Today’s guest picture is a second from Bruce’s walk yesterday. As well as donkeys, he saw the disused railway viaduct that links Scotland and England.
The north wind persisted and we had another day of cool, dry weather, Mrs Tootlepedal was not discouraged and was out shifting concrete slabs soon after breakfast.
She has moved three already but still has well over twenty more to move. As our friend and coffee companion Margaret observed, it is a good lockdown activity.
I am happy to report that my back was well enough for me to be able to offer some actual lifting assistance today, as well as my usual supply of helpful advice.
She took a break while we had coffee in the garden with Margaret, wearing coats and gloves as we ate shortbread and biscuits and drank our coffee.
After coffee, I wandered round the garden in between helping to lift the occasional slab. Roses are doing their very best to brighten these rather gloomy days.
Lillian Austin produces what seems like a new flower every day.
The little red rose has still got a lot of flowers…
…while the rambler rose, which flowers in July, has come with a few late blossoms too…
…and Special Grandma is trying hard for a third flowering but may not beat the cold weather forecast for the end of next week.
As well as helping Mrs Tootlepedal, I mowed the middle lawn, and got a surprising amount of grass in the box. It looked quite good when I finished….
…but the moss is already making a determined come back. As Mrs Tootlepedal says though, “That’s Scotland for you.”
As you can see from the lawn picture, shrubs are providing us with some home grown autumn tints. I have picked out three azaleas round the front lawn, and three spireas round the middle lawn as examples.
On the front of the house, more leaves…
…and berries add to the colour.
As we have blackbirds in the garden, I am surprised that the berries are still there.
Just to prove that the Lumix can sometimes agree with me about what subject it should focus on, here is a foreground fuchsia.
I like fungus but I am not so happy to see it growing boldly in our flowerbeds…
…but Mrs Tootlepedal took it very calmly.
We went in for lunch and I took a moment to check on the birds. A chaffinch arrived and looked carefully around to see if the drive work had finished.

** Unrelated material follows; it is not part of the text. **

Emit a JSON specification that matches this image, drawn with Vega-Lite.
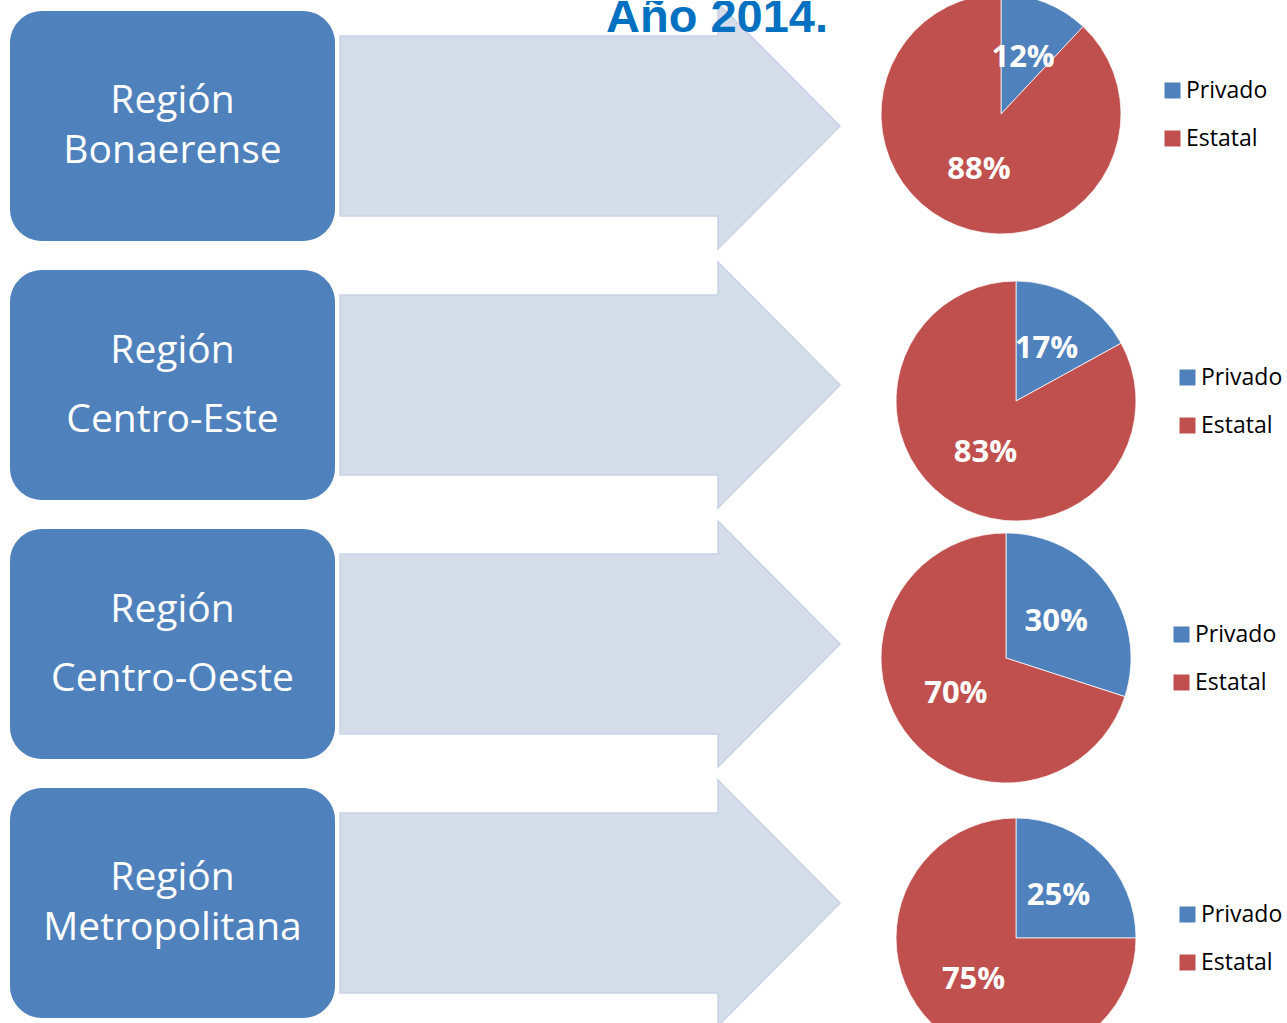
{
  "$schema": "https://vega.github.io/schema/vega-lite/v6.json",
  "background": "white",
  "padding": {"left": 10, "top": -8, "right": 0, "bottom": -35},
  "config": {
    "view": {"stroke": null},
    "font": "Open Sans",
    "legend": {
      "title": null,
      "orient": "none",
      "symbolType": "square",
      "symbolSize": 256,
      "symbolStrokeWidth": 0,
      "labelFontSize": 23,
      "labelFont": "Open Sans",
      "labelColor": "#000000",
      "labelOffset": 2,
      "rowPadding": 24,
      "padding": 0
    }
  },
  "datasets": {
    "regiones": [
      {"region": "Bonaerense", "etiqueta": "Región\nBonaerense"},
      {"region": "Centro-Este", "etiqueta": "Región\nCentro-Este"},
      {"region": "Centro-Oeste", "etiqueta": "Región\nCentro-Oeste"},
      {"region": "Metropolitana", "etiqueta": "Región\nMetropolitana"}
    ],
    "sectores": [
      {"region": "Bonaerense", "sector": "Privado", "pct": 0.12},
      {"region": "Bonaerense", "sector": "Estatal", "pct": 0.88},
      {"region": "Centro-Este", "sector": "Privado", "pct": 0.17},
      {"region": "Centro-Este", "sector": "Estatal", "pct": 0.83},
      {"region": "Centro-Oeste", "sector": "Privado", "pct": 0.30},
      {"region": "Centro-Oeste", "sector": "Estatal", "pct": 0.70},
      {"region": "Metropolitana", "sector": "Privado", "pct": 0.25},
      {"region": "Metropolitana", "sector": "Estatal", "pct": 0.75}
    ],
    "titulo": [{"texto": "Año 2014."}]
  },
  "spacing": 1,
  "resolve": {"scale": {"color": "independent"}, "legend": {"color": "independent"}},
  "hconcat": [
    {
      "spacing": 7,
      "vconcat": [
        {
          "spacing": 5, "bounds": "flush",
          "hconcat": [
            {
              "width": 325, "height": 250,
              "data": {"name": "regiones"},
              "transform": [{"filter": "datum.region == 'Bonaerense'"}],
              "layer": [
                {"mark": {"type": "point", "shape": "M -0.803,-0.7077 L 0.803,-0.7077 C 0.9118,-0.7077 1,-0.6195 1,-0.5107 L 1,0.5107 C 1,0.6195 0.9118,0.7077 0.803,0.7077 L -0.803,0.7077 C -0.9118,0.7077 -1,0.6195 -1,0.5107 L -1,-0.5107 C -1,-0.6195 -0.9118,-0.7077 -0.803,-0.7077 Z", "size": 105625, "filled": true, "color": "#4f81bd", "fill": "#4f81bd", "opacity": 1, "strokeWidth": 0}, "encoding": {}},
                {"mark": {"type": "text", "lineBreak": "\n", "lineHeight": 50, "dy": -25, "font": "Open Sans", "fontSize": 39, "fill": "#ffffff", "align": "center", "baseline": "middle"}, "encoding": {"text": {"field": "etiqueta"}}}
              ]
            },
            {
              "width": 500, "height": 250,
              "layer": [
                {"data": {"name": "regiones"}, "transform": [{"filter": "datum.region == 'Bonaerense'"}],
                 "mark": {"type": "point", "shape": "M -1,-0.36 L 0.512,-0.36 L 0.512,-0.492 L 1,0 L 0.512,0.492 L 0.512,0.36 L -1,0.36 Z", "size": 250000, "filled": true, "color": "#d5dcea", "fill": "#d5dcea", "stroke": "#c9d2e6", "strokeWidth": 1.5, "opacity": 1}, "encoding": {}},
                {"data": {"name": "titulo"},
                 "mark": {"type": "text", "font": "Liberation Sans", "fontWeight": "bold", "fontSize": 47, "fill": "#0070c0", "align": "center", "baseline": "alphabetic", "dx": 127, "dy": -94, "clip": true}, "encoding": {"text": {"field": "texto"}}}
              ]
            }
          ]
        },
        {
          "spacing": 5, "bounds": "flush",
          "hconcat": [
            {
              "width": 325, "height": 250,
              "data": {"name": "regiones"},
              "transform": [{"filter": "datum.region == 'Centro-Este'"}],
              "layer": [
                {"mark": {"type": "point", "shape": "M -0.803,-0.7077 L 0.803,-0.7077 C 0.9118,-0.7077 1,-0.6195 1,-0.5107 L 1,0.5107 C 1,0.6195 0.9118,0.7077 0.803,0.7077 L -0.803,0.7077 C -0.9118,0.7077 -1,0.6195 -1,0.5107 L -1,-0.5107 C -1,-0.6195 -0.9118,-0.7077 -0.803,-0.7077 Z", "size": 105625, "filled": true, "color": "#4f81bd", "fill": "#4f81bd", "opacity": 1, "strokeWidth": 0}, "encoding": {}},
                {"mark": {"type": "text", "lineBreak": "\n", "lineHeight": 69, "dy": -34.5, "font": "Open Sans", "fontSize": 39, "fill": "#ffffff", "align": "center", "baseline": "middle"}, "encoding": {"text": {"field": "etiqueta"}}}
              ]
            },
            {
              "width": 500, "height": 250,
              "data": {"name": "regiones"},
              "transform": [{"filter": "datum.region == 'Centro-Este'"}],
              "mark": {"type": "point", "shape": "M -1,-0.36 L 0.512,-0.36 L 0.512,-0.492 L 1,0 L 0.512,0.492 L 0.512,0.36 L -1,0.36 Z", "size": 250000, "filled": true, "color": "#d5dcea", "fill": "#d5dcea", "stroke": "#c9d2e6", "strokeWidth": 1.5, "opacity": 1},
              "encoding": {}
            }
          ]
        },
        {
          "spacing": 5, "bounds": "flush",
          "hconcat": [
            {
              "width": 325, "height": 250,
              "data": {"name": "regiones"},
              "transform": [{"filter": "datum.region == 'Centro-Oeste'"}],
              "layer": [
                {"mark": {"type": "point", "shape": "M -0.803,-0.7077 L 0.803,-0.7077 C 0.9118,-0.7077 1,-0.6195 1,-0.5107 L 1,0.5107 C 1,0.6195 0.9118,0.7077 0.803,0.7077 L -0.803,0.7077 C -0.9118,0.7077 -1,0.6195 -1,0.5107 L -1,-0.5107 C -1,-0.6195 -0.9118,-0.7077 -0.803,-0.7077 Z", "size": 105625, "filled": true, "color": "#4f81bd", "fill": "#4f81bd", "opacity": 1, "strokeWidth": 0}, "encoding": {}},
                {"mark": {"type": "text", "lineBreak": "\n", "lineHeight": 69, "dy": -34.5, "font": "Open Sans", "fontSize": 39, "fill": "#ffffff", "align": "center", "baseline": "middle"}, "encoding": {"text": {"field": "etiqueta"}}}
              ]
            },
            {
              "width": 500, "height": 250,
              "data": {"name": "regiones"},
              "transform": [{"filter": "datum.region == 'Centro-Oeste'"}],
              "mark": {"type": "point", "shape": "M -1,-0.36 L 0.512,-0.36 L 0.512,-0.492 L 1,0 L 0.512,0.492 L 0.512,0.36 L -1,0.36 Z", "size": 250000, "filled": true, "color": "#d5dcea", "fill": "#d5dcea", "stroke": "#c9d2e6", "strokeWidth": 1.5, "opacity": 1},
              "encoding": {}
            }
          ]
        },
        {
          "spacing": 5, "bounds": "flush",
          "hconcat": [
            {
              "width": 325, "height": 250,
              "data": {"name": "regiones"},
              "transform": [{"filter": "datum.region == 'Metropolitana'"}],
              "layer": [
                {"mark": {"type": "point", "shape": "M -0.803,-0.7077 L 0.803,-0.7077 C 0.9118,-0.7077 1,-0.6195 1,-0.5107 L 1,0.5107 C 1,0.6195 0.9118,0.7077 0.803,0.7077 L -0.803,0.7077 C -0.9118,0.7077 -1,0.6195 -1,0.5107 L -1,-0.5107 C -1,-0.6195 -0.9118,-0.7077 -0.803,-0.7077 Z", "size": 105625, "filled": true, "color": "#4f81bd", "fill": "#4f81bd", "opacity": 1, "strokeWidth": 0}, "encoding": {}},
                {"mark": {"type": "text", "lineBreak": "\n", "lineHeight": 50, "dy": -25, "font": "Open Sans", "fontSize": 39, "fill": "#ffffff", "align": "center", "baseline": "middle"}, "encoding": {"text": {"field": "etiqueta"}}}
              ]
            },
            {
              "width": 500, "height": 250,
              "data": {"name": "regiones"},
              "transform": [{"filter": "datum.region == 'Metropolitana'"}],
              "mark": {"type": "point", "shape": "M -1,-0.36 L 0.512,-0.36 L 0.512,-0.492 L 1,0 L 0.512,0.492 L 0.512,0.36 L -1,0.36 Z", "size": 250000, "filled": true, "color": "#d5dcea", "fill": "#d5dcea", "stroke": "#c9d2e6", "strokeWidth": 1.5, "opacity": 1},
              "encoding": {}
            }
          ]
        }
      ]
    },
    {
      "spacing": 150,
      "bounds": "flush",
      "resolve": {"scale": {"color": "independent"}, "legend": {"color": "independent"}},
      "vconcat": [
        {
          "width": 314, "height": 226,
          "data": {"name": "sectores"},
          "transform": [{"filter": "datum.region == 'Bonaerense'"}],
          "encoding": {
            "theta": {"field": "pct", "type": "quantitative", "stack": true},
            "order": {"field": "sector", "sort": "descending"}
          },
          "layer": [
            {"mark": {"type": "arc", "outerRadius": 120, "stroke": "#ffffff", "strokeWidth": 0.75},
             "encoding": {"color": {"field": "sector", "type": "nominal", "scale": {"domain": ["Privado", "Estatal"], "range": ["#4f81bd", "#c0504d"]}, "legend": {"legendX": 317, "legendY": 78}}}},
            {"mark": {"type": "text", "radius": 60, "font": "Open Sans", "fontWeight": "bold", "fontSize": 31, "fill": "#ffffff"},
             "encoding": {"detail": {"field": "sector"}, "text": {"field": "pct", "type": "quantitative", "format": ".0%"}}}
          ]
        },
        {
          "width": 344, "height": 48,
          "data": {"name": "sectores"},
          "transform": [{"filter": "datum.region == 'Centro-Este'"}],
          "encoding": {
            "theta": {"field": "pct", "type": "quantitative", "stack": true},
            "order": {"field": "sector", "sort": "descending"}
          },
          "layer": [
            {"mark": {"type": "arc", "outerRadius": 120, "stroke": "#ffffff", "strokeWidth": 0.75},
             "encoding": {"color": {"field": "sector", "type": "nominal", "scale": {"domain": ["Privado", "Estatal"], "range": ["#4f81bd", "#c0504d"]}, "legend": {"legendX": 332, "legendY": -11}}}},
            {"mark": {"type": "text", "radius": 60, "font": "Open Sans", "fontWeight": "bold", "fontSize": 31, "fill": "#ffffff"},
             "encoding": {"detail": {"field": "sector"}, "text": {"field": "pct", "type": "quantitative", "format": ".0%"}}}
          ]
        },
        {
          "width": 324, "height": 166,
          "data": {"name": "sectores"},
          "transform": [{"filter": "datum.region == 'Centro-Oeste'"}],
          "encoding": {
            "theta": {"field": "pct", "type": "quantitative", "stack": true},
            "order": {"field": "sector", "sort": "descending"}
          },
          "layer": [
            {"mark": {"type": "arc", "outerRadius": 125, "stroke": "#ffffff", "strokeWidth": 0.75},
             "encoding": {"color": {"field": "sector", "type": "nominal", "scale": {"domain": ["Privado", "Estatal"], "range": ["#4f81bd", "#c0504d"]}, "legend": {"legendX": 326, "legendY": 48}}}},
            {"mark": {"type": "text", "radius": 62, "font": "Open Sans", "fontWeight": "bold", "fontSize": 31, "fill": "#ffffff"},
             "encoding": {"detail": {"field": "sector"}, "text": {"field": "pct", "type": "quantitative", "format": ".0%"}}}
          ]
        },
        {
          "width": 344, "height": 94,
          "data": {"name": "sectores"},
          "transform": [{"filter": "datum.region == 'Metropolitana'"}],
          "encoding": {
            "theta": {"field": "pct", "type": "quantitative", "stack": true},
            "order": {"field": "sector", "sort": "descending"}
          },
          "layer": [
            {"mark": {"type": "arc", "outerRadius": 120, "stroke": "#ffffff", "strokeWidth": 0.75},
             "encoding": {"color": {"field": "sector", "type": "nominal", "scale": {"domain": ["Privado", "Estatal"], "range": ["#4f81bd", "#c0504d"]}, "legend": {"legendX": 332, "legendY": 12}}}},
            {"mark": {"type": "text", "radius": 60, "font": "Open Sans", "fontWeight": "bold", "fontSize": 31, "fill": "#ffffff"},
             "encoding": {"detail": {"field": "sector"}, "text": {"field": "pct", "type": "quantitative", "format": ".0%"}}}
          ]
        }
      ]
    }
  ]
}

Then a busy robin popped up and down to the feeder for a while…
…before pushing off when moire chaffinches arrived,.
A coal tit checked for seat availability…
…before finding space among the chaffinches.
We had some fresh lettuce leaves with our rolls for lunch. Mrs Tootlepedal has been growing the lettuce in the greenhouse and the result was very satisfactory.
I wasted some time after lunch watching the time trial in the Giro. Fortunately, time trials are interesting in theory but quite dull to watch in practice, as every cyclist goes along the same course one after the other. As a result, I was able to tear myself away and go out for another back stretching cycle ride.
Greatly to my amazement, some of the new turbines at the Solwaybank windfarm were actually going round today. I didn’t expect to see any whirling activity until all the turbines were up. I forgot to take my camera with me so the photos on my ride were taken by my phone which doesn’t like poor light very much.
It took a five second video to prove that the blades were going round.
I didn’t go round that windfarm today but went on and visited the other new windfarm to the north at Crossdykes to see what was going on there.
I added to my selection of ruined cottages as I passed the Grange Quarry…
…and enjoyed a tiny glimpse of autumn colour a little further on.
It was a battle up the hill and into the wind from Paddockhole to Crossdykes, but it is not far and I got there in the end. To my disappointment, there were no completed turbines to be seen (the ones in the background are from a different site)…
…but if you fancy looking at bits of wind turbines lying around, this is the place for you.
I had rather hoped that the north east wind would be northerly enough to blow me home and once I had turned the corner at Enzieholm Bridge, this proved to be the case, and I enjoyed a smooth pedal back to Langholm. The light was not conducive to taking scenic or autumn colour pictures so I stopped only once to admire this striking hedge.
I found that Mrs Tootlepedal had been out doing more slab shifting while I had been pedalling. Once she has got a project going, she likes to get on with it.
The nights are drawing in now so the 26 miles concluded my activity for the day, a shower and the final appearance of the slow cooked brisket bringing proceedings to a close.
The flying bird of the day is a chaffinch.